>> Begin Data shown

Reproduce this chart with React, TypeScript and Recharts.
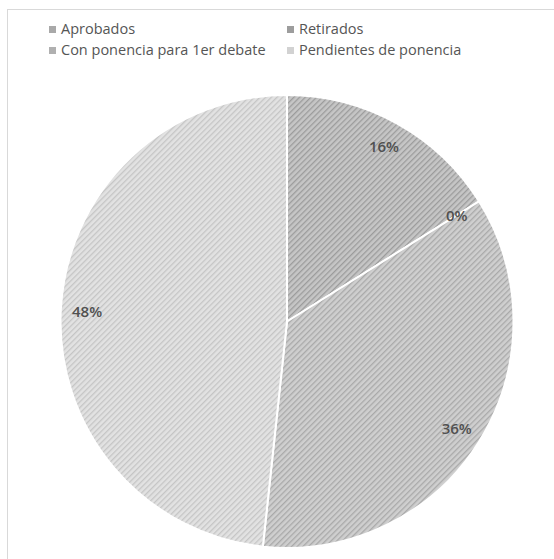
import { PieChart, Pie, Cell, Legend } from "recharts";

const CATEGORIES = [
  "Aprobados",
  "Retirados",
  "Con ponencia para 1er debate",
  "Pendientes de ponencia",
];
const VALUES = [16.1, 0, 35.6, 48.3];

const FILLS = ["url(#hatchA)", "url(#hatchB)", "url(#hatchC)", "url(#hatchD)"];
const SWATCHES = ["#a9a9a9", "#9d9d9d", "#b0b0b0", "#d2d2d2"];

const data = CATEGORIES.map((name, i) => ({ name, value: VALUES[i] }));

const RADIAN = Math.PI / 180;

const renderLabel = (props: any) => {
  const { cx, cy, midAngle, outerRadius, percent } = props;
  const r = outerRadius * 0.884;
  const x = cx + r * Math.cos(-midAngle * RADIAN);
  const y = cy + r * Math.sin(-midAngle * RADIAN);
  return (
    <text
      x={x}
      y={y}
      textAnchor="middle"
      dominantBaseline="central"
      fill="#505050"
      fontSize={15}
      fontWeight={600}
      fontFamily="'Open Sans', sans-serif"
    >
      {`${Math.round(percent * 100)}%`}
    </text>
  );
};

// legend keeps the series order (recharts sorts the payload by default)
const renderLegend = () => (
  <div
    style={{
      display: "grid",
      gridTemplateColumns: "238px 250px",
      lineHeight: "21px",
      fontFamily: "'Open Sans', sans-serif",
      fontSize: 14.5,
      color: "#555555",
    }}
  >
    {CATEGORIES.map((name, i) => (
      <div key={name} style={{ whiteSpace: "nowrap" }}>
        <span
          style={{
            display: "inline-block",
            width: 7,
            height: 7,
            marginRight: 5,
            background: SWATCHES[i],
            verticalAlign: "middle",
            position: "relative",
            top: -1,
          }}
        />
        {name}
      </div>
    ))}
  </div>
);

function Hatch({ id, base, line }: { id: string; base: string; line: string }) {
  return (
    <pattern
      id={id}
      width={4}
      height={4}
      patternUnits="userSpaceOnUse"
      patternTransform="rotate(45)"
    >
      <rect width={4} height={4} fill={base} />
      <rect width={1.3} height={4} fill={line} />
    </pattern>
  );
}

export default function App() {
  return (
    <div
      style={{
        position: "absolute",
        left: 0,
        top: 0,
        width: 554,
        height: 559,
        overflow: "hidden",
        background: "#fff",
      }}
    >
      <svg width={0} height={0} style={{ position: "absolute" }}>
        <defs>
          <Hatch id="hatchA" base="#c6c6c6" line="#9c9c9c" />
          <Hatch id="hatchB" base="#b5b5b5" line="#8e8e8e" />
          <Hatch id="hatchC" base="#cfcfcf" line="#a9a9a9" />
          <Hatch id="hatchD" base="#e2e2e2" line="#c5c5c5" />
        </defs>
      </svg>
      <div
        style={{
          position: "absolute",
          left: 7,
          top: 9,
          width: 600,
          height: 600,
          border: "1px solid #d9d9d9",
        }}
      />
      <div style={{ position: "absolute", left: 0, top: 0 }}>
        <PieChart width={554} height={559} margin={{ top: 0, right: 0, bottom: 0, left: 0 }}>
          <Pie
            data={data}
            dataKey="value"
            nameKey="name"
            cx={287}
            cy={321.5}
            outerRadius={226.5}
            startAngle={90}
            endAngle={-270}
            stroke="#ffffff"
            strokeWidth={2}
            label={renderLabel}
            labelLine={false}
            isAnimationActive={false}
          >
            {data.map((d, i) => (
              <Cell key={d.name} fill={FILLS[i]} />
            ))}
          </Pie>
          <Legend
            layout="horizontal"
            verticalAlign="middle"
            align="center"
            content={renderLegend}
            wrapperStyle={{ left: 49, top: 18, width: 500, height: 44 }}
          />
        </PieChart>
      </div>
    </div>
  );
}
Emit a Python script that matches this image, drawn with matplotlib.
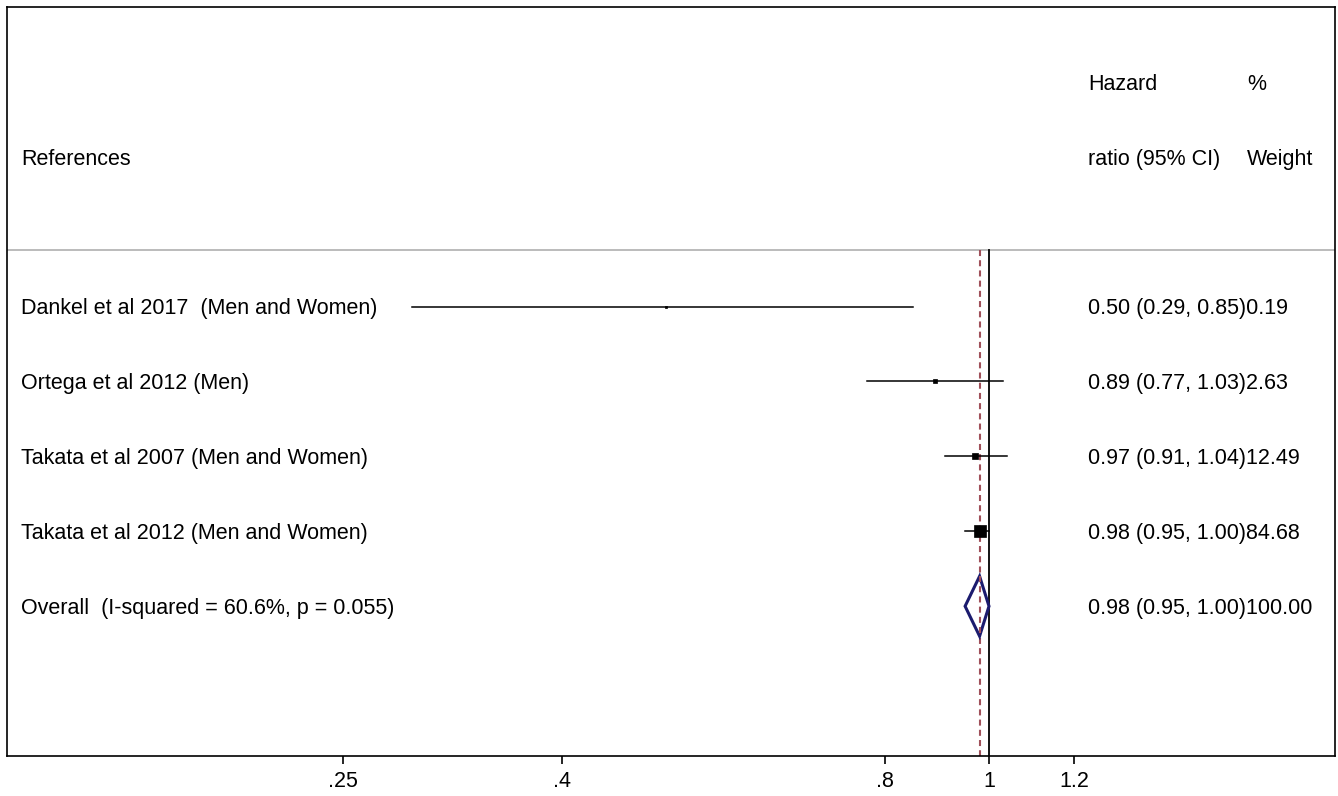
import numpy as np
import matplotlib
matplotlib.use('Agg')
import matplotlib.pyplot as plt
from matplotlib.transforms import blended_transform_factory
from matplotlib.ticker import FixedLocator, FixedFormatter, NullLocator

plt.rcParams['font.family'] = ['Liberation Sans', 'DejaVu Sans']

# study data
studies = ['Dankel et al 2017  (Men and Women)',
           'Ortega et al 2012 (Men)',
           'Takata et al 2007 (Men and Women)',
           'Takata et al 2012 (Men and Women)']
hr = [0.50, 0.89, 0.97, 0.98]
lo = [0.29, 0.77, 0.91, 0.95]
hi = [0.85, 1.03, 1.04, 1.00]
weight = [0.19, 2.63, 12.49, 84.68]

overall_label = 'Overall  (I-squared = 60.6%, p = 0.055)'
overall_hr, overall_lo, overall_hi, overall_w = 0.98, 0.95, 1.00, 100.00

tick_vals = [0.25, 0.4, 0.8, 1, 1.2]
tick_labels = ['.25', '.4', '.8', '1', '1.2']

fig = plt.figure(figsize=(13.38, 7.96), dpi=100)
W, H = 1338, 796
ax = fig.add_axes([7 / W, (H - 756) / H, 1328 / W, 749 / H])
ax.set_xscale('log')
ax.set_xlim(np.exp((7 - 989) / 466), np.exp((1335 - 989) / 466))
ax.set_ylim(6, -4)

for s in ax.spines.values():
    s.set_linewidth(1.2)
    s.set_color('black')

ax.xaxis.set_major_locator(FixedLocator(tick_vals))
ax.xaxis.set_major_formatter(FixedFormatter(tick_labels))
ax.xaxis.set_minor_locator(NullLocator())
ax.tick_params(axis='x', direction='out', length=6, width=1.2, labelsize=15.5, pad=5)
ax.set_yticks([])

fs = 15.5
sep_y = -0.76
tr = blended_transform_factory(ax.transAxes, ax.transData)
dash_col = '#a0505a'
dash = (0, (2.9, 2.0))

# header
ax.axhline(sep_y, color='#b5b5b5', lw=1.3)
ax.text(0.0105, -1.97, 'References', transform=tr, fontsize=fs, va='center')
ax.text(0.814, -2.97, 'Hazard', transform=tr, fontsize=fs, va='center')
ax.text(0.814, -1.97, 'ratio (95% CI)', transform=tr, fontsize=fs, va='center')
ax.text(0.934, -2.97, '%', transform=tr, fontsize=fs, va='center')
ax.text(0.934, -1.97, 'Weight', transform=tr, fontsize=fs, va='center')

# reference lines
ax.plot([1, 1], [sep_y, 6], color='black', lw=1.3, zorder=2)
ax.plot([overall_hr, overall_hr], [sep_y, 6], color=dash_col, lw=1.5,
        ls=dash, zorder=2)

# studies
for i, name in enumerate(studies):
    ax.plot([lo[i], hi[i]], [i, i], color='black', lw=1.1, zorder=3)
    side = (2.5 + 9 * np.sqrt(weight[i] / max(weight))) * 0.72
    ax.plot(hr[i], i, marker='s', ms=side, color='black', mew=0.5, zorder=4)
    ax.text(0.0105, i + 0.03, name, transform=tr, fontsize=fs, va='center')
    ax.text(0.814, i + 0.03, f'{hr[i]:.2f} ({lo[i]:.2f}, {hi[i]:.2f}){weight[i]:.2f}',
            transform=tr, fontsize=fs, va='center')

# overall diamond
k = len(studies)
dx = [overall_lo, overall_hr, overall_hi, overall_hr, overall_lo]
dy = [k, k - 0.4, k, k + 0.4, k]
ax.fill(dx, dy, facecolor='white', edgecolor='#1b1b6e', lw=2.2, zorder=5)
ax.plot([overall_hr, overall_hr], [k - 0.4, k + 0.4], color=dash_col, lw=1.5,
        ls=dash, zorder=6)
ax.text(0.0105, k + 0.03, overall_label, transform=tr, fontsize=fs, va='center')
ax.text(0.814, k + 0.03, f'{overall_hr:.2f} ({overall_lo:.2f}, {overall_hi:.2f}){overall_w:.2f}',
        transform=tr, fontsize=fs, va='center')

fig.savefig('out.png', dpi=100, facecolor='white')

>> End Data shown

_Exercise_
Transcribe the records word for word and include no pictures.

_Solution to this task_
Reproduce this chart with React, TypeScript and Recharts.
import { PieChart, Pie, Cell, Legend } from "recharts";

const CATEGORIES = [
  "Aprobados",
  "Retirados",
  "Con ponencia para 1er debate",
  "Pendientes de ponencia",
];
const VALUES = [16.1, 0, 35.6, 48.3];

const FILLS = ["url(#hatchA)", "url(#hatchB)", "url(#hatchC)", "url(#hatchD)"];
const SWATCHES = ["#a9a9a9", "#9d9d9d", "#b0b0b0", "#d2d2d2"];

const data = CATEGORIES.map((name, i) => ({ name, value: VALUES[i] }));

const RADIAN = Math.PI / 180;

const renderLabel = (props: any) => {
  const { cx, cy, midAngle, outerRadius, percent } = props;
  const r = outerRadius * 0.884;
  const x = cx + r * Math.cos(-midAngle * RADIAN);
  const y = cy + r * Math.sin(-midAngle * RADIAN);
  return (
    <text
      x={x}
      y={y}
      textAnchor="middle"
      dominantBaseline="central"
      fill="#505050"
      fontSize={15}
      fontWeight={600}
      fontFamily="'Open Sans', sans-serif"
    >
      {`${Math.round(percent * 100)}%`}
    </text>
  );
};

// legend keeps the series order (recharts sorts the payload by default)
const renderLegend = () => (
  <div
    style={{
      display: "grid",
      gridTemplateColumns: "238px 250px",
      lineHeight: "21px",
      fontFamily: "'Open Sans', sans-serif",
      fontSize: 14.5,
      color: "#555555",
    }}
  >
    {CATEGORIES.map((name, i) => (
      <div key={name} style={{ whiteSpace: "nowrap" }}>
        <span
          style={{
            display: "inline-block",
            width: 7,
            height: 7,
            marginRight: 5,
            background: SWATCHES[i],
            verticalAlign: "middle",
            position: "relative",
            top: -1,
          }}
        />
        {name}
      </div>
    ))}
  </div>
);

function Hatch({ id, base, line }: { id: string; base: string; line: string }) {
  return (
    <pattern
      id={id}
      width={4}
      height={4}
      patternUnits="userSpaceOnUse"
      patternTransform="rotate(45)"
    >
      <rect width={4} height={4} fill={base} />
      <rect width={1.3} height={4} fill={line} />
    </pattern>
  );
}

export default function App() {
  return (
    <div
      style={{
        position: "absolute",
        left: 0,
        top: 0,
        width: 554,
        height: 559,
        overflow: "hidden",
        background: "#fff",
      }}
    >
      <svg width={0} height={0} style={{ position: "absolute" }}>
        <defs>
          <Hatch id="hatchA" base="#c6c6c6" line="#9c9c9c" />
          <Hatch id="hatchB" base="#b5b5b5" line="#8e8e8e" />
          <Hatch id="hatchC" base="#cfcfcf" line="#a9a9a9" />
          <Hatch id="hatchD" base="#e2e2e2" line="#c5c5c5" />
        </defs>
      </svg>
      <div
        style={{
          position: "absolute",
          left: 7,
          top: 9,
          width: 600,
          height: 600,
          border: "1px solid #d9d9d9",
        }}
      />
      <div style={{ position: "absolute", left: 0, top: 0 }}>
        <PieChart width={554} height={559} margin={{ top: 0, right: 0, bottom: 0, left: 0 }}>
          <Pie
            data={data}
            dataKey="value"
            nameKey="name"
            cx={287}
            cy={321.5}
            outerRadius={226.5}
            startAngle={90}
            endAngle={-270}
            stroke="#ffffff"
            strokeWidth={2}
            label={renderLabel}
            labelLine={false}
            isAnimationActive={false}
          >
            {data.map((d, i) => (
              <Cell key={d.name} fill={FILLS[i]} />
            ))}
          </Pie>
          <Legend
            layout="horizontal"
            verticalAlign="middle"
            align="center"
            content={renderLegend}
            wrapperStyle={{ left: 49, top: 18, width: 500, height: 44 }}
          />
        </PieChart>
      </div>
    </div>
  );
}
Emit a Python script that matches this image, drawn with matplotlib.
import numpy as np
import matplotlib
matplotlib.use('Agg')
import matplotlib.pyplot as plt
from matplotlib.transforms import blended_transform_factory
from matplotlib.ticker import FixedLocator, FixedFormatter, NullLocator

plt.rcParams['font.family'] = ['Liberation Sans', 'DejaVu Sans']

# study data
studies = ['Dankel et al 2017  (Men and Women)',
           'Ortega et al 2012 (Men)',
           'Takata et al 2007 (Men and Women)',
           'Takata et al 2012 (Men and Women)']
hr = [0.50, 0.89, 0.97, 0.98]
lo = [0.29, 0.77, 0.91, 0.95]
hi = [0.85, 1.03, 1.04, 1.00]
weight = [0.19, 2.63, 12.49, 84.68]

overall_label = 'Overall  (I-squared = 60.6%, p = 0.055)'
overall_hr, overall_lo, overall_hi, overall_w = 0.98, 0.95, 1.00, 100.00

tick_vals = [0.25, 0.4, 0.8, 1, 1.2]
tick_labels = ['.25', '.4', '.8', '1', '1.2']

fig = plt.figure(figsize=(13.38, 7.96), dpi=100)
W, H = 1338, 796
ax = fig.add_axes([7 / W, (H - 756) / H, 1328 / W, 749 / H])
ax.set_xscale('log')
ax.set_xlim(np.exp((7 - 989) / 466), np.exp((1335 - 989) / 466))
ax.set_ylim(6, -4)

for s in ax.spines.values():
    s.set_linewidth(1.2)
    s.set_color('black')

ax.xaxis.set_major_locator(FixedLocator(tick_vals))
ax.xaxis.set_major_formatter(FixedFormatter(tick_labels))
ax.xaxis.set_minor_locator(NullLocator())
ax.tick_params(axis='x', direction='out', length=6, width=1.2, labelsize=15.5, pad=5)
ax.set_yticks([])

fs = 15.5
sep_y = -0.76
tr = blended_transform_factory(ax.transAxes, ax.transData)
dash_col = '#a0505a'
dash = (0, (2.9, 2.0))

# header
ax.axhline(sep_y, color='#b5b5b5', lw=1.3)
ax.text(0.0105, -1.97, 'References', transform=tr, fontsize=fs, va='center')
ax.text(0.814, -2.97, 'Hazard', transform=tr, fontsize=fs, va='center')
ax.text(0.814, -1.97, 'ratio (95% CI)', transform=tr, fontsize=fs, va='center')
ax.text(0.934, -2.97, '%', transform=tr, fontsize=fs, va='center')
ax.text(0.934, -1.97, 'Weight', transform=tr, fontsize=fs, va='center')

# reference lines
ax.plot([1, 1], [sep_y, 6], color='black', lw=1.3, zorder=2)
ax.plot([overall_hr, overall_hr], [sep_y, 6], color=dash_col, lw=1.5,
        ls=dash, zorder=2)

# studies
for i, name in enumerate(studies):
    ax.plot([lo[i], hi[i]], [i, i], color='black', lw=1.1, zorder=3)
    side = (2.5 + 9 * np.sqrt(weight[i] / max(weight))) * 0.72
    ax.plot(hr[i], i, marker='s', ms=side, color='black', mew=0.5, zorder=4)
    ax.text(0.0105, i + 0.03, name, transform=tr, fontsize=fs, va='center')
    ax.text(0.814, i + 0.03, f'{hr[i]:.2f} ({lo[i]:.2f}, {hi[i]:.2f}){weight[i]:.2f}',
            transform=tr, fontsize=fs, va='center')

# overall diamond
k = len(studies)
dx = [overall_lo, overall_hr, overall_hi, overall_hr, overall_lo]
dy = [k, k - 0.4, k, k + 0.4, k]
ax.fill(dx, dy, facecolor='white', edgecolor='#1b1b6e', lw=2.2, zorder=5)
ax.plot([overall_hr, overall_hr], [k - 0.4, k + 0.4], color=dash_col, lw=1.5,
        ls=dash, zorder=6)
ax.text(0.0105, k + 0.03, overall_label, transform=tr, fontsize=fs, va='center')
ax.text(0.814, k + 0.03, f'{overall_hr:.2f} ({overall_lo:.2f}, {overall_hi:.2f}){overall_w:.2f}',
        transform=tr, fontsize=fs, va='center')

fig.savefig('out.png', dpi=100, facecolor='white')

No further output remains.